Live Concert Photography: Blonder and Shana Falana at Baby’s All Right 4/20/17
If you’ve been frequenting this site over the last four or five months you may have come across a couple of posts on the New York-based, blogosphere sensation Blonder. Led by the rather mysterious singer/songwriter and multi-instrumentalist Constantine Anastasakis, the act has quickly received praise from Clash Magazine, Pigeons and Planes and Nylon, and has songs placed on several Spotify Playlists, including Indie Mix for a synth-heavy sound that nods at Cut Copy, Bear in Heaven, St. Lucia and at other points The Strokes. For live shows, Anastasakis is backed by some of the area’s more accomplished musicians and I recently caught him and his backing band, along with JOVM mainstay Shana Falana open for the Perth, Australia-based psych rock act Methyl Ethel at Baby’s All Right last week; however, I wasn’t able to catch the Perth, Australia-based psych rockers as I had to run to Sunnyvale to catch another JOVM mainstay act The Coathangers (more on that set to come). In the meantime, check out pictures from Blonder’s and Shana Falana’s sets below.

Shana Falana is a California-born, New York-based singer/songwriter and guitarist, who has spent time in San Francisco‘s D.I.Y. scene and in a Bulgarian women’s choir before relocating to New York. By 2006, Falana had been struggling through drug addiction and money woes when she lost part of her index finger in a work-related accident. And while under most normal circumstances the accident might be considered extremely unlucky and perhaps even tragic, the settlement money the California-born, New York-based singer/songwriter received provided her a desperately-needed period of financial stability and a much-needed period in which she could overcome her addictions, get sober and find a new focus in her life and her music.

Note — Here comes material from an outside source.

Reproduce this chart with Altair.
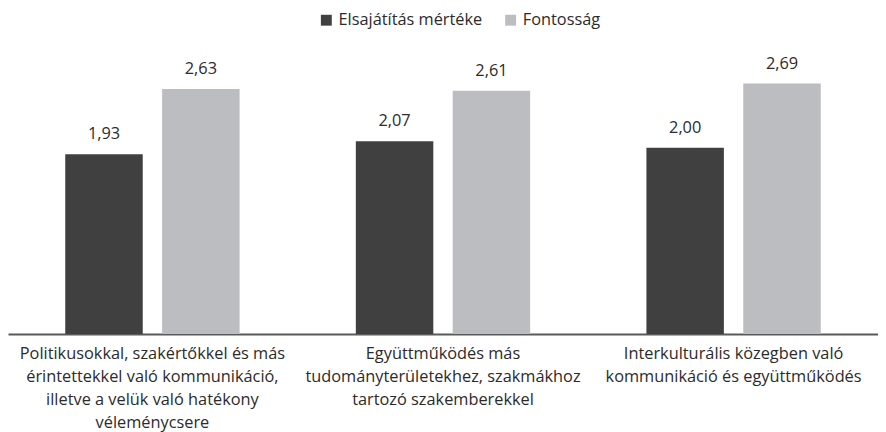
import altair as alt
import pandas as pd

categories = [
    "Politikusokkal, szakértőkkel és más|érintettekkel való kommunikáció,|illetve a velük való hatékony|véleménycsere",
    "Együttműködés más|tudományterületekhez, szakmákhoz|tartozó szakemberekkel",
    "Interkulturális közegben való|kommunikáció és együttműködés",
]
series = ["Elsajátítás mértéke", "Fontosság"]
elsajatitas = [1.93, 2.07, 2.00]
fontossag = [2.63, 2.61, 2.69]

rows = []
for i, c in enumerate(categories):
    rows.append({"cat": c, "series": series[0], "value": elsajatitas[i], "label": f"{elsajatitas[i]:.2f}".replace(".", ",")})
    rows.append({"cat": c, "series": series[1], "value": fontossag[i], "label": f"{fontossag[i]:.2f}".replace(".", ",")})
df = pd.DataFrame(rows)

FONT = "Open Sans"
TXT = "#2b2b2b"

x = alt.X("cat:N", sort=categories,
          scale=alt.Scale(paddingInner=0.40, paddingOuter=0.197),
          axis=alt.Axis(title=None, labelAngle=0, ticks=False, domainColor="#5a5a5a", domainWidth=2,
                        labelExpr="split(datum.label, '|')", labelFont=FONT, labelFontSize=16.5,
                        labelColor=TXT, labelLineHeight=23, labelPadding=12, labelBaseline="top",
                        labelLimit=400))
y = alt.Y("value:Q", scale=alt.Scale(domain=[0, 3]), axis=None)
xo = alt.XOffset("series:N", sort=series, scale=alt.Scale(paddingInner=0.2))

base = alt.Chart(df)
bars = base.mark_bar().encode(
    x=x, y=y, xOffset=xo,
    color=alt.Color("series:N", sort=series,
                    scale=alt.Scale(domain=series, range=["#404040", "#bcbdc0"]),
                    legend=alt.Legend(title=None, orient="none", direction="horizontal",
                                      legendX=313, legendY=-43, symbolType="square", symbolSize=121,
                                      symbolStrokeWidth=0, labelFont=FONT, labelFontSize=16.5,
                                      labelColor=TXT, columnPadding=20, labelOffset=4)),
)
texts = base.mark_text(dy=-20, font=FONT, fontSize=16.5, color=TXT).encode(
    x=x, y=y, xOffset=xo, text="label:N"
)

chart = (bars + texts).properties(
    width=878, height=282,
    padding={"left": 0, "top": 2, "right": 0, "bottom": 0},
).configure_view(stroke=None)

chart.save("out.html", embed_options={"renderer": "svg", "actions": False})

Much of the material off Falana’s sophomore effort, Here Comes the Wave was conceptualized and written during two different parts of her life — while she was struggling with drug addiction and trying to get sober, and in the subsequent years that have followed in which she’s been sober. And throughout that period, significant portions of the material had been rewritten, revised and refined; but, ultimately, the material thematically is centered around the dualities of “then and now,” as well as on transformation, profound emotional turmoil, her inner strength and resolve to overcome some of the most difficult periods of her life, the acceptance of time passing and of aging and the death of her father. Naturally, as a result the material on the album sonically covers a complex array of moods while drawing from shoegaze, indie rock and gothic pop — but with a deeply personal, confessional nature. But in my mind what makes the material is the fact that while being bold and at points forceful, the material possesses Falana’s sunny optimism. Along with her long-time partner, collaborator and partner, Mike Amari, Falana opened the night with a set comprised of material off Here Comes the Wave.